For today’s Thinking Thursday, I’m going to talk about an event obviously very important to me: The United States 2016 election. I have decided to write an open letter to basically all Americans as well as our friends of America. I know it’s very long, in fact the longest post I’ve ever written, but please stick with me because I feel that this is crucial to discuss and I spent a painstakingly long time crafting this.

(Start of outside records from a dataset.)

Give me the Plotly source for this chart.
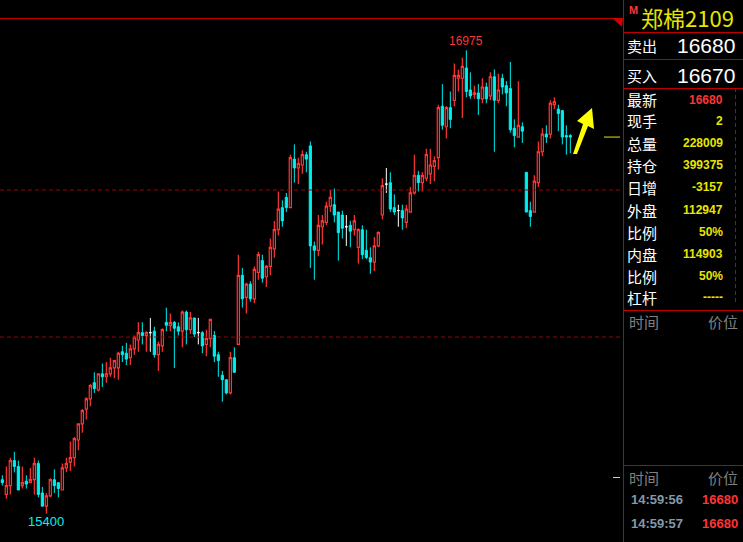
import plotly.graph_objects as go

# ---------------- data ----------------
opens = [15515, 15465, 15495, 15580, 15560, 15495, 15510, 15505, 15515, 15570,
         15470, 15425, 15460, 15515, 15505, 15480, 15555, 15575, 15590, 15650,
         15705, 15755, 15790, 15845, 15820, 15875, 15865, 15875, 15895, 15895,
         15950, 15945, 15930, 15960, 15990, 16015, 16005, 16015, 16020, 15940,
         15970, 16050, 16040, 16050, 16035, 16020, 16085, 16025, 16065, 16015,
         16015, 15975, 15995, 16005, 15940, 15870, 15855, 15810, 15930, 15975,
         16210, 16135, 16180, 16130, 16220, 16260, 16205, 16240, 16300, 16365,
         16440, 16475, 16440, 16605, 16575, 16585, 16620, 16650, 16310, 16295,
         16375, 16390, 16445, 16450, 16425, 16415, 16375, 16380, 16365, 16305,
         16365, 16295, 16270, 16255, 16310, 16415, 16520, 16525, 16440, 16430,
         16430, 16390, 16425, 16490, 16550, 16525, 16540, 16555, 16580, 16610,
         16785, 16715, 16780, 16805, 16880, 16880, 16915, 16840, 16825, 16830,
         16810, 16850, 16820, 16885, 16805, 16880, 16855, 16845, 16710, 16680,
         16715, 16560, 16430, 16425, 16525, 16630, 16690, 16690, 16790, 16775,
         16770, 16685, 16685]
highs = [15530, 15560, 15590, 15610, 15580, 15560, 15530, 15555, 15590, 15580,
         15490, 15470, 15520, 15550, 15505, 15570, 15590, 15645, 15660, 15705,
         15755, 15795, 15840, 15880, 15875, 15910, 15915, 15930, 15920, 15950,
         15970, 15980, 15975, 16005, 16050, 16050, 16020, 16065, 16035, 15985,
         16030, 16100, 16080, 16055, 16050, 16090, 16090, 16085, 16065, 16065,
         16020, 16025, 16060, 16020, 15950, 15885, 15855, 15950, 15965, 16280,
         16235, 16185, 16190, 16240, 16290, 16280, 16245, 16335, 16395, 16495,
         16465, 16490, 16620, 16655, 16610, 16635, 16630, 16665, 16325, 16415,
         16415, 16460, 16500, 16505, 16425, 16430, 16415, 16395, 16415, 16370,
         16380, 16365, 16305, 16340, 16360, 16540, 16575, 16560, 16485, 16450,
         16450, 16450, 16510, 16620, 16565, 16560, 16640, 16640, 16615, 16790,
         16860, 16785, 16835, 16930, 16910, 16950, 16975, 16900, 16855, 16860,
         16880, 16865, 16900, 16910, 16895, 16895, 16870, 16935, 16740, 16870,
         16730, 16560, 16460, 16550, 16665, 16710, 16720, 16805, 16815, 16790,
         16770, 16720, 16690]
lows = [15495, 15450, 15465, 15540, 15480, 15485, 15485, 15505, 15465, 15455,
        15425, 15400, 15455, 15470, 15455, 15480, 15540, 15545, 15560, 15615,
        15675, 15720, 15765, 15810, 15815, 15830, 15845, 15865, 15860, 15855,
        15915, 15905, 15905, 15940, 15950, 15975, 15950, 15950, 15930, 15885,
        15950, 16020, 16020, 15895, 16005, 15965, 15975, 16010, 16000, 15975,
        15945, 15935, 15965, 15915, 15865, 15780, 15805, 15805, 15880, 15975,
        16100, 16080, 16120, 16115, 16195, 16185, 16170, 16210, 16270, 16345,
        16375, 16425, 16440, 16525, 16520, 16555, 16560, 16235, 16195, 16275,
        16315, 16380, 16425, 16390, 16260, 16335, 16310, 16305, 16345, 16250,
        16265, 16265, 16215, 16225, 16305, 16400, 16490, 16425, 16415, 16375,
        16365, 16370, 16425, 16485, 16495, 16495, 16530, 16520, 16530, 16570,
        16705, 16675, 16710, 16785, 16835, 16745, 16815, 16810, 16810, 16755,
        16795, 16795, 16805, 16630, 16795, 16825, 16785, 16695, 16645, 16680,
        16660, 16425, 16375, 16425, 16510, 16615, 16660, 16675, 16775, 16700,
        16655, 16620, 16625]
closes = [15505, 15495, 15580, 15560, 15480, 15505, 15500, 15515, 15570, 15465,
          15425, 15460, 15515, 15495, 15485, 15555, 15570, 15590, 15655, 15705,
          15750, 15790, 15835, 15825, 15875, 15865, 15875, 15895, 15920, 15945,
          15940, 15925, 15960, 16000, 16015, 16005, 16015, 16015, 15940, 15975,
          16025, 16040, 16050, 16030, 16020, 16085, 16025, 16065, 16010, 16015,
          15970, 15995, 16060, 15935, 15920, 15855, 15810, 15930, 15880, 16210,
          16130, 16180, 16130, 16230, 16280, 16200, 16240, 16305, 16365, 16435,
          16395, 16440, 16610, 16575, 16590, 16620, 16605, 16310, 16295, 16380,
          16395, 16445, 16475, 16415, 16355, 16370, 16375, 16360, 16395, 16365,
          16280, 16270, 16255, 16310, 16355, 16515, 16520, 16435, 16425, 16430,
          16405, 16435, 16490, 16550, 16525, 16550, 16620, 16585, 16600, 16780,
          16720, 16780, 16740, 16890, 16890, 16920, 16835, 16820, 16830, 16810,
          16850, 16810, 16885, 16805, 16840, 16850, 16830, 16705, 16685, 16720,
          16700, 16425, 16410, 16530, 16630, 16690, 16680, 16795, 16800, 16760,
          16680, 16680, 16680]

dashed_levels = [16500, 16000]
last_price = 16680

contract = "郑棉2109"
quote_labels = ["卖出", "买入"]
quote_values = ["16680", "16670"]
info_labels = ["最新", "现手", "总量", "持仓", "日增", "外盘", "比例", "内盘", "比例", "杠杆"]
info_values = ["16680", "2", "228009", "399375", "-3157", "112947", "50%", "114903", "50%", "-----"]
tick_times = ["14:59:56", "14:59:57"]
tick_prices = ["16680", "16680"]

# ---------------- styling ----------------
W, H = 743, 542
PANEL_X = 623
RED = "#FF3434"
CYAN = "#00F0F0"
YELLOW = "#E6E600"
LINE_RED = "#C00000"
DASH_RED = "#A00000"

def px(x):
    return x / W

def py(y):
    return 1 - y / H

n = len(opens)
xs = list(range(n))
up = [i for i in xs if closes[i] > opens[i]]
dn = [i for i in xs if closes[i] < opens[i]]
dj = [i for i in xs if closes[i] == opens[i]]

def sub(idx):
    return dict(x=idx, open=[opens[i] for i in idx], high=[highs[i] for i in idx],
                low=[lows[i] for i in idx], close=[closes[i] for i in idx])

fig = go.Figure()
fig.add_trace(go.Candlestick(**sub(up), increasing=dict(line=dict(color=RED, width=1.2), fillcolor="black"),
                             decreasing=dict(line=dict(color=RED, width=1.2), fillcolor="black"),
                             whiskerwidth=0, hoverinfo="skip", showlegend=False))
fig.add_trace(go.Candlestick(**sub(dn), increasing=dict(line=dict(color=CYAN, width=1), fillcolor=CYAN),
                             decreasing=dict(line=dict(color=CYAN, width=1), fillcolor=CYAN),
                             whiskerwidth=0, hoverinfo="skip", showlegend=False))
fig.add_trace(go.Candlestick(**sub(dj), increasing=dict(line=dict(color="white", width=1), fillcolor="white"),
                             decreasing=dict(line=dict(color="white", width=1), fillcolor="white"),
                             whiskerwidth=0, hoverinfo="skip", showlegend=False))

# x/y ranges mapping to the chart pixel area
x_left = -2.33 / 4
x_right = (622 - 2.33) / 4
y_top = 17146
y_bot = 17146 - 3.4 * H

shapes = []
for lv in dashed_levels:
    shapes.append(dict(type="line", xref="paper", yref="y", x0=0, x1=px(620), y0=lv, y1=lv,
                       line=dict(color=DASH_RED, width=1, dash="4px,3px")))
shapes.append(dict(type="line", xref="paper", yref="paper", x0=0, x1=px(PANEL_X), y0=py(18.5), y1=py(18.5),
                   line=dict(color=LINE_RED, width=1)))
shapes.append(dict(type="line", xref="paper", yref="paper", x0=px(PANEL_X + 0.5), x1=px(PANEL_X + 0.5), y0=0, y1=1,
                   line=dict(color=LINE_RED, width=1)))
for yy in [32, 59, 88, 310, 465]:
    shapes.append(dict(type="line", xref="paper", yref="paper", x0=px(PANEL_X), x1=1, y0=py(yy + 0.5), y1=py(yy + 0.5),
                       line=dict(color=LINE_RED, width=1)))
shapes.append(dict(type="line", xref="paper", yref="paper", x0=px(735.5), x1=px(735.5), y0=py(88), y1=py(305),
                   line=dict(color=LINE_RED, width=1, dash="4px,3px")))
shapes.append(dict(type="path", xref="paper", yref="paper",
                   path=f"M {px(612)},{py(18)} L {px(623)},{py(18)} L {px(622)},{py(27)} Z",
                   fillcolor="#D00000", line=dict(width=0)))
shapes.append(dict(type="line", xref="paper", yref="y", x0=px(604), x1=px(620), y0=last_price, y1=last_price,
                   line=dict(color=YELLOW, width=1)))
shapes.append(dict(type="line", xref="paper", yref="paper", x0=px(613), x1=px(620), y0=py(477.5), y1=py(477.5),
                   line=dict(color=YELLOW, width=1)))
arrow_pts = [(573, 154), (583, 124), (577, 121), (592, 108), (594, 129), (588, 126), (577, 154)]
path = "M " + " L ".join(f"{px(a)},{py(b)}" for a, b in arrow_pts) + " Z"
shapes.append(dict(type="path", xref="paper", yref="paper", path=path, fillcolor="#FFFF00", line=dict(width=0)))

ann = []
def text(x, y, s, color, size, anchor="left", family="Noto Sans CJK SC", bold=False):
    ann.append(dict(xref="paper", yref="paper", x=px(x), y=py(y), text=(f"<b>{s}</b>" if bold else s),
                    showarrow=False, xanchor=anchor, yanchor="middle",
                    font=dict(color=color, size=size, family=family)))

hi_i = max(xs, key=lambda i: highs[i])
lo_i = min(xs, key=lambda i: lows[i])
ann.append(dict(x=hi_i, y=highs[hi_i], text=str(highs[hi_i]), showarrow=False, yshift=9, yanchor="middle",
                font=dict(color=RED, size=12, family="Liberation Sans")))
ann.append(dict(x=lo_i, y=lows[lo_i], text=str(lows[lo_i]), showarrow=False, yshift=-8, yanchor="middle",
                font=dict(color=CYAN, size=13, family="Liberation Sans")))

text(627, 10, "M", RED, 11, family="Liberation Sans", bold=True)
text(639, 17, contract, YELLOW, 22)
for k, (lab, val) in enumerate(zip(quote_labels, quote_values)):
    yy = 46 + 29 * k
    text(625, yy, lab, "white", 15)
    text(737, yy, val, "white", 21, anchor="right", family="Liberation Sans")
rows_y = [100, 121, 143, 165, 187, 210, 232, 254, 276, 297]
for lab, val, yy in zip(info_labels, info_values, rows_y):
    text(625, yy, lab, "white", 15)
    text(725, yy, val, RED if lab == "最新" else YELLOW, 12, anchor="right", family="Liberation Sans", bold=True)
for yy in [322, 477]:
    text(627, yy, "时间", "#808080", 15)
    text(740, yy, "价位", "#808080", 15, anchor="right")
for k, (t, p) in enumerate(zip(tick_times, tick_prices)):
    yy = 499 + 24 * k
    text(629, yy, t, "#8498A8", 13, family="Liberation Sans", bold=True)
    text(740, yy, p, RED, 13, anchor="right", family="Liberation Sans", bold=True)

fig.update_layout(
    width=W, height=H, margin=dict(l=0, r=0, t=0, b=0),
    paper_bgcolor="black", plot_bgcolor="black",
    boxgap=0.22, boxmode="overlay",
    xaxis=dict(domain=[0, 622 / W], range=[x_left, x_right], visible=False, rangeslider=dict(visible=False),
               fixedrange=True),
    yaxis=dict(range=[y_bot, y_top], visible=False, fixedrange=True),
    shapes=shapes, annotations=ann, showlegend=False,
)
fig.write_html("out.html", config=dict(displayModeBar=False),
               post_script="document.body.style.margin='0';document.body.style.background='black';")
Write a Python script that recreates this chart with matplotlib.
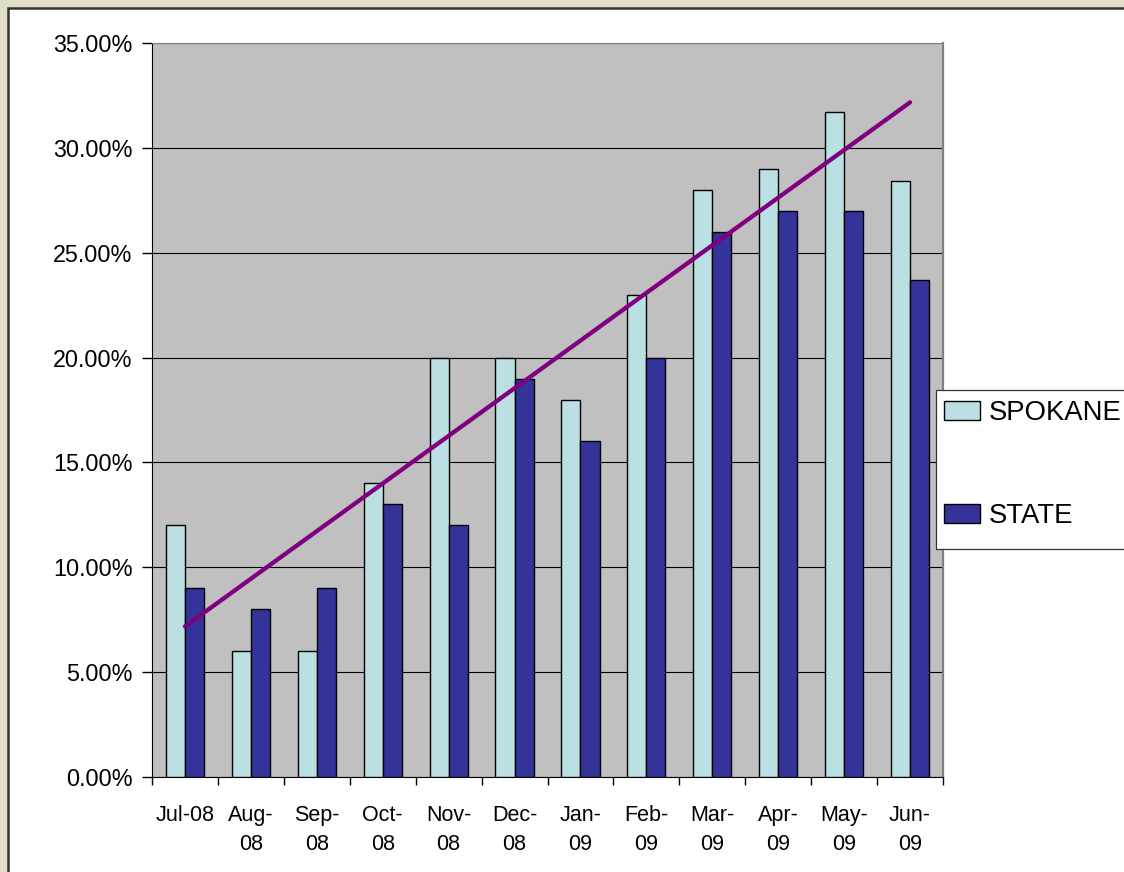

On November 8, 2016, I waited with the rest of America, and indeed, the world, to see what the outcome of our election would be. Many of my peers and my friends were certain that Hillary Clinton would win, but I myself was more unsure. I was filled with anxiety the whole day, and watched with mounting horror as Donald Trump gained more and more votes. I still held out hope, but after Trump won Florida, I began to lose faith. I started to panic. By the end of the night, I was in shock. The whole experience just felt surreal. I watched as my Twitter feed, my text groups, my Twitter chats, and even a dormant Facebook group chat began to explode with mounting horror. In the end, Donald Trump won and I just sat there for a few moments. I sat there wondering, “How could America do this?” I couldn’t even cry. I was just speechless.
I started getting angry, and I just felt like raging at everyone and everything. At the third party voters, at those who didn’t vote, at those who wrote in fake names, and of course at the Trump supporters. I couldn’t decide who I was angrier at. I have some very close friends and even mentors who I knew for sure were pro-Trump, and I couldn’t even think about how I would face them. Along with much of book Twitter and just Twitter in general, I retweeted, angry, terrified, and horror-stricken, tweet after tweet.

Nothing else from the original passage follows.